The beginning. He wasn’t even sure where that was. “Capone thought I was Italian . . . but that’s what I wanted him to think. That’s what I made him think. And it took a long time to make him believe it.”
“You were patient. I saw that in the silk.”
“Yeah. Well.” He cleared his throat. “I look like I could be from anywhere. Or nowhere. And I’m good with language too. In the army, I used to copy accents. Some guys tell jokes. Some guys can sing. Some guys have the gift of gab. They can talk their way out of anything. I couldn’t do that.” He shook his head. “I’m not a talker. I’m a listener. I’ve got a good set of ears. And I could mimic anyone.”
“As you have demonstrated.” She smiled, encouraging him.
“The guys loved it. They’d call out the accent, and I’d give it to them. Yiddish, Philly, the Bronx, Boston. The ones I didn’t know, I learned. Soldiers were from everywhere. I’d get them talking, and I’d listen. My mother spoke Gaelic, so I had that in my arsenal when I needed it. I can pass as Greek too, so I learned Greek. I can speak Italian, Spanish, and Yiddish too.”
“You learned all of that in the army?” she gasped.
“Nah. The languages came before . . . and after. It’s part of my job.” His affinity for language was what had gotten him in the door, he had no doubt.
“In Cleveland, you’ll find Poles and Hungarians—more Hungarians than in any city except Budapest—and Czechs,” Dani said. “You’ll have to brush up on your eastern European languages.”
“I probably won’t be here that long,” he said.
A shadow flickered across Dani’s face, as if that bothered her. He liked that it did. And that bothered him.

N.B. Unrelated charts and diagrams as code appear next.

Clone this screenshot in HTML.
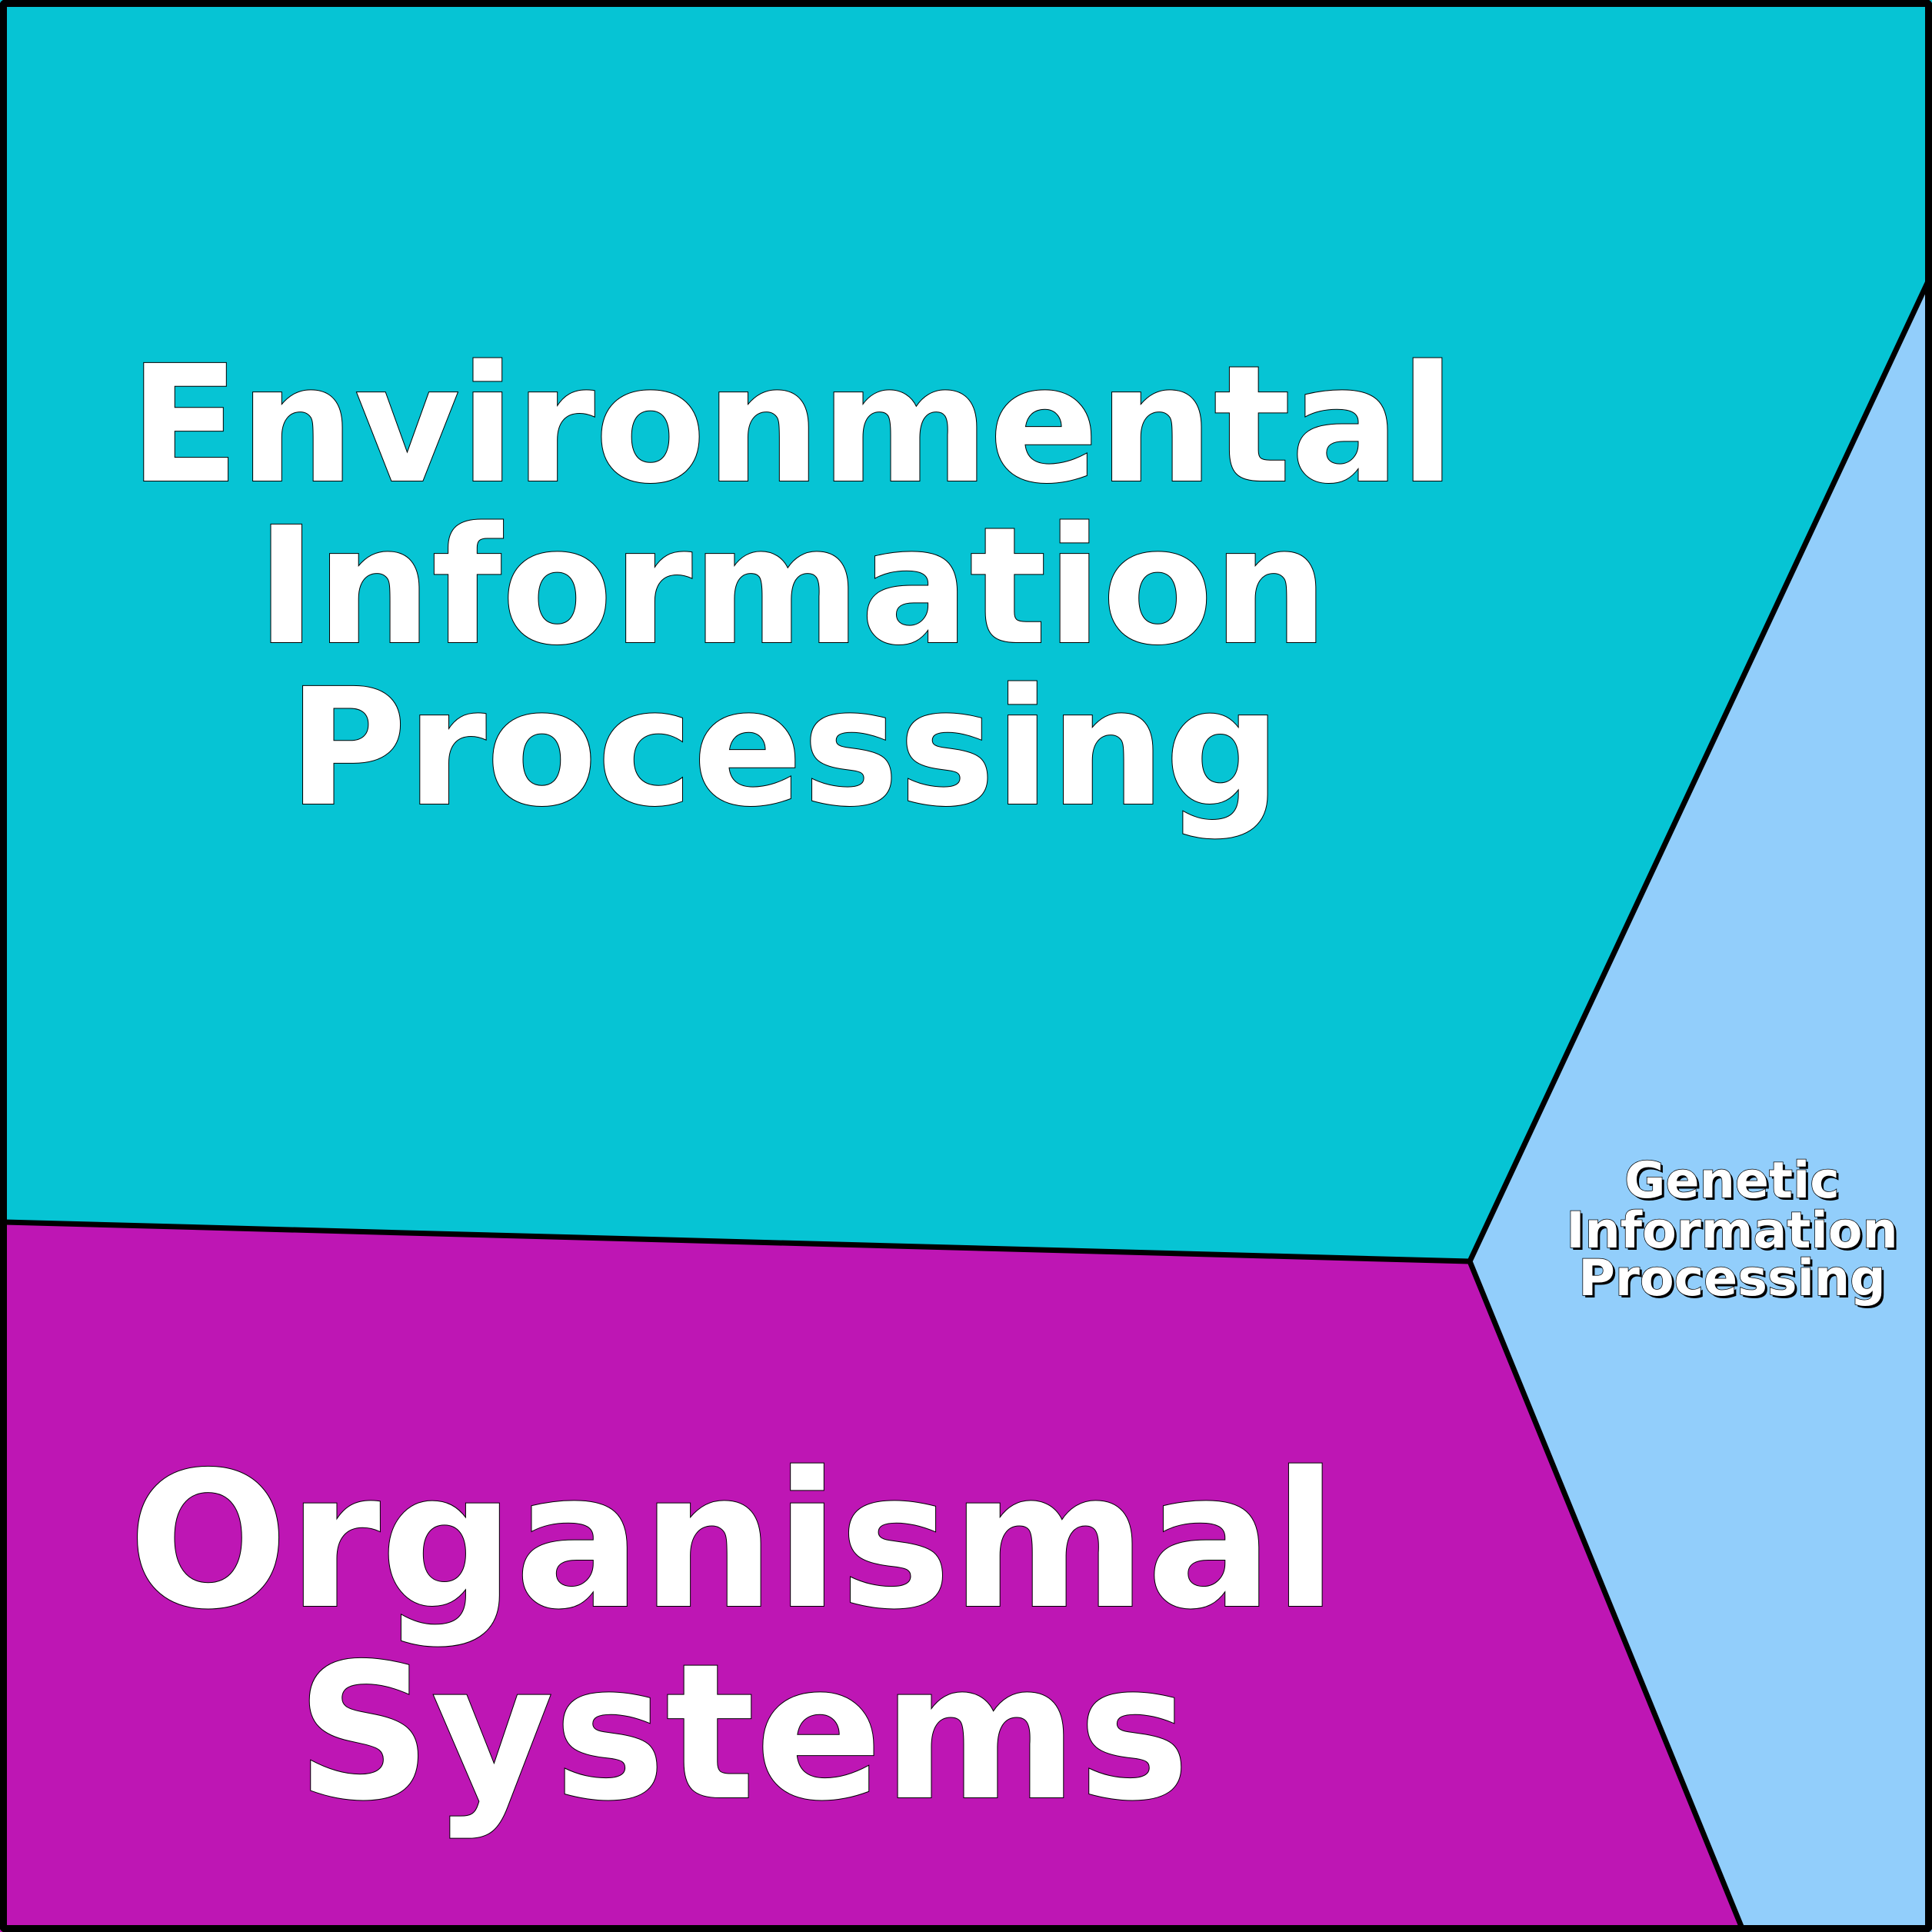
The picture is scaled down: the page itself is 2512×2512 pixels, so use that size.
<!DOCTYPE html>
<html><head><meta charset="utf-8"><style>html,body{margin:0;padding:0;background:#fff}svg{display:block}</style></head>
<body>
<svg width="2512" height="2512" viewBox="0 0 2512 2512" xmlns="http://www.w3.org/2000/svg">
<rect x="0" y="0" width="2512" height="2512" fill="#92CEFB"/>
<polygon points="0,0 2512,0 2512,355 1911,1640 8,1589 0,1589" fill="#06C4D4"/>
<polygon points="0,1589 1911,1640 2267,2512 0,2512" fill="#BE16B4"/>
<g stroke="#000" stroke-width="7" fill="none" stroke-linejoin="round">
<polyline points="2512,355 1911,1640 2267,2512"/>
<polyline points="6,1589 1911,1640"/>
</g>
<rect x="4" y="4" width="2504" height="2504" fill="none" stroke="#000" stroke-width="10" rx="4"/>
<g font-family="'DejaVu Sans','Liberation Sans',sans-serif" font-weight="bold" fill="#fff" stroke="#000" stroke-width="2" paint-order="stroke" text-anchor="middle">
<text x="1030" y="625" font-size="210">Environmental</text>
<text x="1030" y="835" font-size="210">Information</text>
<text x="1020" y="1045" font-size="210">Processing</text>
<text x="953" y="2088" font-size="244">Organismal</text>
<text x="966" y="2337" font-size="244">Systems</text>
</g>
<g font-family="'DejaVu Sans','Liberation Sans',sans-serif" font-weight="bold" font-size="65" text-anchor="middle">
<g fill="#000" transform="translate(3,3)">
<text x="2252" y="1557">Genetic</text>
<text x="2252" y="1622">Information</text>
<text x="2252" y="1684">Processing</text>
</g>
<g fill="#fff" stroke="#000" stroke-width="1.5" paint-order="stroke">
<text x="2252" y="1557">Genetic</text>
<text x="2252" y="1622">Information</text>
<text x="2252" y="1684">Processing</text>
</g>
</g>
</svg>
</body></html>
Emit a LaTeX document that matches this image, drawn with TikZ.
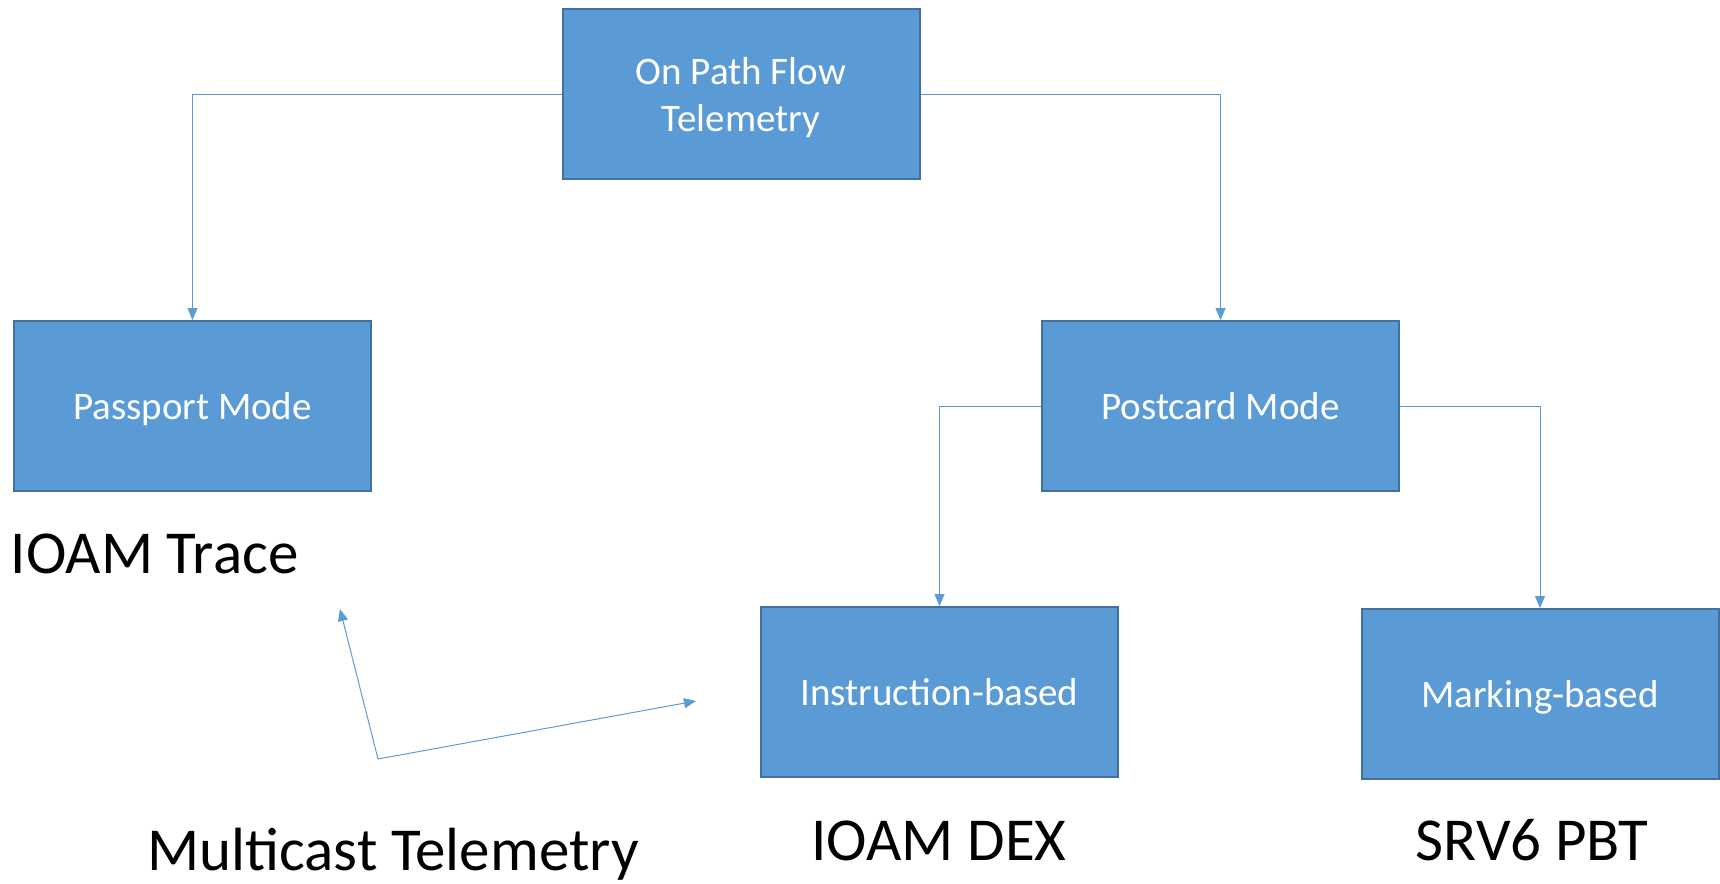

“Do you really work for the Treasury Department?” she asked.
“Yes.”
“Are you really a . . . tax man?”
“No. Not . . . really. But kind of.”
“And you were a policeman.”
He nodded. “I didn’t mind military life. Didn’t mind taking orders. Didn’t mind fighting either, though I didn’t love it like some of the guys. When I got home, police work just made sense. I was already married. Had a family to support.”
“You must have been very young when you married.”
“I married Irene six months after I joined the army. We were both eighteen. We grew up together. Lived on the same street. When I went to France, she stayed with her parents. When I came home . . . I moved in too.” It felt odd to talk about it. In so many ways, he did not recognize the Michael Malone in his memories. It was as if he’d split in two or left himself behind in the old neighborhood, on the street where they’d lived. The street Irene had never left.
“We got married, and three days later I left for France for more than two years. When I got home in early 1919, Mary was almost eighteen months old,” he said. It’d been surreal, meeting his child for the first time, and what a lovely little girl she’d been. She’d had Irene’s blue eyes but none of her blondness. Mary was dark like him.
“It wasn’t just Mary that you lost. There was another little stone at the cemetery when you were burying Irene,” Dani said, almost apologetic, like she was confessing something she wished she didn’t have to.
“This was not the story I wanted to tell,” he murmured.
“I know.”
He didn’t want to tell it, but it was all connected. There would have been no Al Capone in his life without the army, without Irene and Mary and James, without . . . Dani. He supposed it was best to just lay it all out, which he did, quickly. Three deaths and the birth of the man he now was.
“Irene got pregnant again about a year after I came home from France. Everything was fine right up until the end. I don’t know what went wrong. But the baby—a boy—was stillborn. Then Mary died of pneumonia about a year and a half after that. Irene kinda broke. She was always a little high strung, but she just crashed. And she really never recovered. I made it worse, she said. I made her anxious and upset. We didn’t divorce . . . but we’ve lived apart for the last fifteen years.” That was very good. Very matter-of-fact. Unemotional. He was proud of himself. He didn’t even break eye contact with Dani. Of course, she had more questions.